What is Proton Therapy?
"Proton therapy potentially represents the best of both worlds – delivering a high dose of radiation to tumors, while at the same time limiting side effects to patients."
Stephen Hahn, MD, Chairman of the Department of Radiation Oncology at Penn Medicine
Proton therapy is a non–invasive, incredibly precise cancer treatment that uses a beam of protons moving at very high speeds to destroy the DNA of cancer cells, killing them and preventing them from multiplying.
The Benefits of Proton Therapy at Roberts Proton Therapy Center
Unlike conventional radiation that can affect surrounding healthy tissue as it enters the body and targets the tumor, proton therapy's precise, high dose of radiation is extremely targeted. This targeted precision causes less damage to healthy, surrounding tissue.
When aimed at cancer tumors, protons pack impressive power. Protons release their energy completely once they enter a tumor, limiting the radiation dose beyond the tumor, causing less damage to the healthy surrounding tissues and resulting in fewer side effects.
Even if you've already had a course of conventional radiation and are unable to receive more, you may still be able to receive proton therapy.
More facts about proton therapy:
- Proton therapy offers fewer reported side effects and complications
- Normal, healthy, surrounding tissues receive 50% to 70% less radiation
- Proton therapy offers an increased safe dose delivered to tumors
- Cure rates may be increased with proton therapy
- Proton therapy can re–treat tumors after recurrences
Increased Precision Close to Critical Organs
Thanks to its marvelous precision, proton therapy is perhaps the most advanced treatment for cancer tumors located close to critical organs and highly sensitive areas, such as the spinal cord, heart and brain.
Proton therapy, alone or in combination with other treatments, is a great choice for many specific types of cancers and benign conditions.
Proton therapy is also an important treatment option for cancers that cannot be completely removed by surgery.
How Proton Therapy Works
At the center of the cyclotron, protons from hydrogen gas are guided in a circular path by a powerful magnet and are accelerated to higher and higher energies. As the protons gain energy, they spiral outward to the edge of the cyclotron magnet where, traveling at close to two–thirds of the speed of light, a high voltage deflects them out of the cyclotron into a beamline. The beamline is an airless tube that runs for about the length of a football field in which the proton beam is guided by other magnets into the treatment rooms.
Inside the treatment room, the proton beam exits the beamline through the "nozzle" where the beam energy is adjusted and a multi–leaf collimator precisely shapes it to match the unique 3–D profile of the patient's tumor delivering the most effective dose exactly where it's needed.

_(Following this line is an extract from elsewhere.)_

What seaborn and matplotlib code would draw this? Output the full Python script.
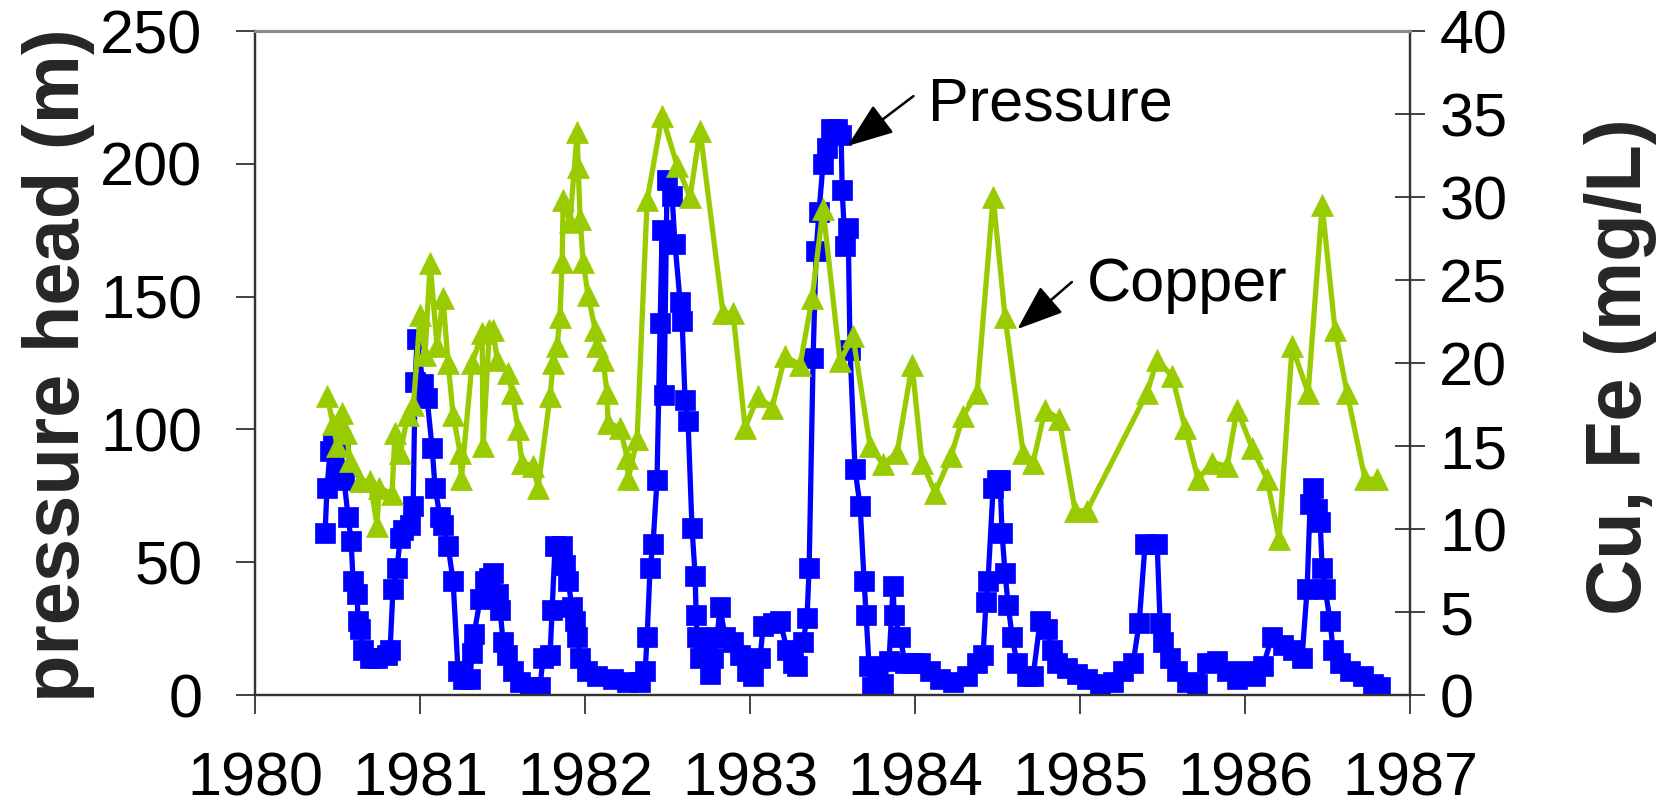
import matplotlib
matplotlib.use("Agg")
import matplotlib.pyplot as plt
import pandas as pd
import seaborn as sns

# ---------------- data ----------------
pressure_year = [
    1980.424, 1980.436, 1980.455, 1980.473, 1980.497, 1980.515, 1980.539, 1980.564,
    1980.582, 1980.594, 1980.618, 1980.624, 1980.636, 1980.655, 1980.697, 1980.739,
    1980.800, 1980.818, 1980.836, 1980.861, 1980.879, 1980.897, 1980.939, 1980.958,
    1980.970, 1980.982, 1981.018, 1981.042, 1981.073, 1981.091, 1981.121, 1981.139,
    1981.170, 1981.200, 1981.230, 1981.261, 1981.303, 1981.315, 1981.327, 1981.364,
    1981.394, 1981.418, 1981.442, 1981.473, 1981.485, 1981.503, 1981.527, 1981.564,
    1981.606, 1981.667, 1981.727, 1981.745, 1981.788, 1981.800, 1981.818, 1981.861,
    1981.879, 1981.897, 1981.921, 1981.939, 1981.952, 1981.970, 1982.012, 1982.073,
    1982.170, 1982.255, 1982.333, 1982.364, 1982.376, 1982.394, 1982.412, 1982.436,
    1982.455, 1982.467, 1982.479, 1982.497, 1982.527, 1982.545, 1982.576, 1982.588,
    1982.606, 1982.624, 1982.648, 1982.667, 1982.673, 1982.679, 1982.697, 1982.715,
    1982.758, 1982.776, 1982.800, 1982.818, 1982.848, 1982.897, 1982.939, 1982.982,
    1983.018, 1983.061, 1983.079, 1983.139, 1983.182, 1983.224, 1983.261, 1983.285,
    1983.321, 1983.345, 1983.358, 1983.382, 1983.400, 1983.418, 1983.442, 1983.467,
    1983.491, 1983.527, 1983.552, 1983.558, 1983.576, 1983.594, 1983.606, 1983.636,
    1983.667, 1983.691, 1983.703, 1983.721, 1983.739, 1983.770, 1983.806, 1983.842,
    1983.867, 1983.873, 1983.909, 1983.939, 1983.982, 1984.030, 1984.091, 1984.152,
    1984.230, 1984.315, 1984.376, 1984.412, 1984.430, 1984.442, 1984.473, 1984.497,
    1984.515, 1984.527, 1984.545, 1984.564, 1984.588, 1984.618, 1984.679, 1984.715,
    1984.758, 1984.800, 1984.830, 1984.861, 1984.921, 1984.982, 1985.042, 1985.121,
    1985.200, 1985.261, 1985.321, 1985.358, 1985.394, 1985.467, 1985.485, 1985.503,
    1985.545, 1985.588, 1985.648, 1985.709, 1985.770, 1985.830, 1985.891, 1985.952,
    1986.012, 1986.061, 1986.109, 1986.164, 1986.230, 1986.291, 1986.345, 1986.376,
    1986.394, 1986.412, 1986.436, 1986.455, 1986.467, 1986.485, 1986.515, 1986.533,
    1986.576, 1986.636, 1986.715, 1986.776, 1986.818,
]
pressure_head = [
    61, 78, 92, 95, 84, 96, 81, 67,
    58, 43, 38, 28, 25, 17, 14, 14,
    15, 17, 40, 48, 59, 62, 64, 71,
    118, 134, 117, 112, 93, 78, 67, 64,
    56, 43, 9, 6, 6, 16, 23, 36,
    43, 44, 46, 38, 32, 20, 15, 9,
    5, 3, 3, 14, 15, 32, 56, 56,
    49, 43, 33, 28, 22, 14, 9, 7,
    6, 5, 5, 9, 22, 48, 57, 81,
    140, 175, 113, 194, 188, 170, 148, 141,
    111, 103, 63, 45, 30, 22, 14, 19,
    8, 14, 22, 33, 22, 20, 15, 9,
    7, 14, 26, 27, 28, 17, 12, 11,
    20, 29, 48, 127, 167, 182, 200, 206,
    213, 213, 211, 190, 169, 176, 130, 85,
    71, 43, 30, 11, 3, 6, 4, 13,
    41, 30, 22, 12, 12, 12, 9, 6,
    5, 7, 12, 15, 35, 43, 78, 81,
    81, 61, 46, 34, 22, 12, 7, 7,
    28, 25, 17, 12, 10, 8, 6, 4,
    5, 9, 12, 27, 57, 57, 27, 20,
    14, 9, 5, 4, 12, 13, 9, 6,
    9, 7, 11, 22, 19, 17, 14, 40,
    72, 78, 70, 65, 48, 40, 28, 17,
    12, 9, 7, 4, 3,
]

copper_year = [
    1980.436, 1980.473, 1980.497, 1980.527, 1980.552, 1980.576, 1980.636, 1980.697,
    1980.739, 1980.752, 1980.830, 1980.848, 1980.879, 1980.927, 1980.960, 1981.000,
    1981.030, 1981.061, 1981.103, 1981.139, 1981.170, 1981.200, 1981.242, 1981.250,
    1981.315, 1981.376, 1981.382, 1981.420, 1981.442, 1981.467, 1981.533, 1981.558,
    1981.594, 1981.618, 1981.685, 1981.715, 1981.788, 1981.806, 1981.830, 1981.848,
    1981.861, 1981.867, 1981.909, 1981.952, 1981.958, 1981.970, 1981.988, 1982.018,
    1982.061, 1982.073, 1982.109, 1982.133, 1982.139, 1982.212, 1982.255, 1982.261,
    1982.315, 1982.376, 1982.467, 1982.558, 1982.636, 1982.697, 1982.836, 1982.897,
    1982.970, 1983.048, 1983.133, 1983.212, 1983.303, 1983.376, 1983.442, 1983.545,
    1983.624, 1983.727, 1983.806, 1983.891, 1983.982, 1984.042, 1984.121, 1984.218,
    1984.291, 1984.376, 1984.473, 1984.545, 1984.655, 1984.715, 1984.788, 1984.873,
    1984.970, 1985.042, 1985.406, 1985.467, 1985.558, 1985.636, 1985.715, 1985.800,
    1985.891, 1985.952, 1986.042, 1986.133, 1986.206, 1986.285, 1986.382, 1986.467,
    1986.545, 1986.618, 1986.727, 1986.800,
]
copper_conc = [
    18.0, 16.3, 15.0, 17.0, 15.8, 14.1, 12.9, 12.9,
    10.2, 12.5, 12.1, 15.8, 14.6, 16.9, 17.5, 22.9,
    20.5, 26.0, 21.0, 23.9, 20.0, 16.9, 14.6, 13.0,
    20.0, 21.8, 15.0, 22.0, 22.0, 20.2, 19.4, 18.2,
    16.0, 14.0, 13.8, 12.5, 18.0, 20.0, 21.0, 22.8,
    26.1, 29.8, 28.5, 33.9, 31.8, 28.7, 26.1, 24.1,
    22.0, 21.0, 20.2, 18.2, 16.4, 16.1, 14.3, 13.0,
    15.4, 29.8, 34.9, 31.9, 30.0, 34.0, 23.0, 23.0,
    16.1, 18.0, 17.3, 20.4, 19.9, 23.9, 29.3, 20.1,
    21.6, 15.0, 13.9, 14.6, 19.9, 14.0, 12.2, 14.4,
    16.8, 18.2, 30.0, 22.8, 14.6, 14.0, 17.2, 16.6,
    11.1, 11.1, 18.2, 20.2, 19.2, 16.1, 13.0, 14.0,
    13.8, 17.2, 14.9, 13.0, 9.4, 21.0, 18.2, 29.5,
    22.0, 18.2, 13.0, 13.0,
]

year_ticks = [1980, 1981, 1982, 1983, 1984, 1985, 1986, 1987]
head_ticks = [0, 50, 100, 150, 200, 250]
cu_ticks = [0, 5, 10, 15, 20, 25, 30, 35, 40]

# ---------------- style ----------------
sns.set_style("ticks")
plt.rcParams["font.family"] = ["Liberation Sans", "DejaVu Sans"]

BLUE = "#0000FF"
GREEN = "#99CC00"
FS = 44

fig = plt.figure(figsize=(16.65, 8.11), dpi=100)
ax = fig.add_axes([0.1532, 0.1430, 0.6937, 0.8187])
ax2 = ax.twinx()

dfp = pd.DataFrame({"year": pressure_year, "head": pressure_head})
dfc = pd.DataFrame({"year": copper_year, "cu": copper_conc})

sns.lineplot(data=dfp, x="year", y="head", ax=ax, color=BLUE, linewidth=3.8,
             marker="s", markersize=14, markeredgewidth=0.5, markeredgecolor=BLUE,
             estimator=None, sort=False, legend=False)
sns.lineplot(data=dfc, x="year", y="cu", ax=ax2, color=GREEN, linewidth=3.8,
             marker="^", markersize=16.5, markeredgewidth=0.5, markeredgecolor=GREEN,
             estimator=None, sort=False, legend=False)

ax.set_xlim(1980, 1987)
ax.set_ylim(0, 250)
ax2.set_ylim(0, 40)
ax.set_xticks(year_ticks)
ax.set_xticklabels([str(y) for y in year_ticks])
ax.set_yticks(head_ticks)
ax.set_yticklabels([str(v) for v in head_ticks])
ax2.set_yticks(cu_ticks)
ax2.set_yticklabels([str(v) for v in cu_ticks])

ax.tick_params(axis="y", direction="out", length=14, width=1.2, colors="#222222",
               labelsize=FS, pad=24, labelcolor="black")
ax.tick_params(axis="x", direction="out", length=14, width=1.2, colors="#222222",
               labelsize=FS, pad=27, labelcolor="black")
ax2.tick_params(axis="y", direction="inout", length=22, width=1.2, colors="#222222",
                labelsize=FS, pad=10, labelcolor="black")

for a in (ax, ax2):
    for side in ("left", "right", "bottom"):
        a.spines[side].set_visible(True)
        a.spines[side].set_color("#333333")
        a.spines[side].set_linewidth(1.6)
    a.spines["top"].set_visible(True)
    a.spines["top"].set_color("#8c8c8c")
    a.spines["top"].set_linewidth(2.2)

ax.set_xlabel("")
ax.set_ylabel("pressure head (m)", fontsize=56, fontweight="bold")
ax2.set_ylabel("Cu, Fe (mg/L)", fontsize=56, fontweight="bold")
ax.yaxis.set_label_coords(-0.1706, 0.497)
ax.yaxis.label.set_verticalalignment("center")
ax2.yaxis.set_label_coords(1.1818, 0.495)
ax2.yaxis.label.set_verticalalignment("center")

# annotations (pressure-axis coordinates)
arrow_kw = dict(arrowstyle="-|>,head_length=0.8,head_width=0.3", color="black",
                lw=1.8, mutation_scale=36, shrinkA=0, shrinkB=0)
ax.annotate("", xy=(1983.59, 206.7), xytext=(1983.99, 225.5), arrowprops=arrow_kw,
            annotation_clip=False)
ax.text(1984.08, 216.2, "Pressure", fontsize=FS, ha="left", va="baseline", color="black")
ax.annotate("", xy=(1984.62, 137.8), xytext=(1984.95, 155.5), arrowprops=arrow_kw,
            annotation_clip=False)
ax.text(1985.04, 148.3, "Copper", fontsize=FS, ha="left", va="baseline", color="black")

fig.savefig("out.png", dpi=100)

Multi–Leaf Collimator (MLC)
Penn is one of the few centers in the world, and the only facility in the United States, to offer the additional precision of a multi–leaf collimator (MLC).
This tool enables us to deliver protons in the exact shape needed for your tumor, delivering optimum results, each and every time.
Pencil Beam Proton Therapy
The Roberts Proton Therapy Center is one of the few centers in the world that offers pencil beam scanning (PBS). Proton therapy delivered with PBS allows doctors to "paint" the tumor with a proton beam tuned to a precise range, as well as adjust the intensity of the beam to achieve the desired dose distribution.
Pencil beam scanning is ideal for complex cancers, in which the tumor is located near critical structures.
You'll find the world's largest, most advanced proton therapy capabilities in Philadelphia at the Roberts Proton Therapy Center at Penn Medicine.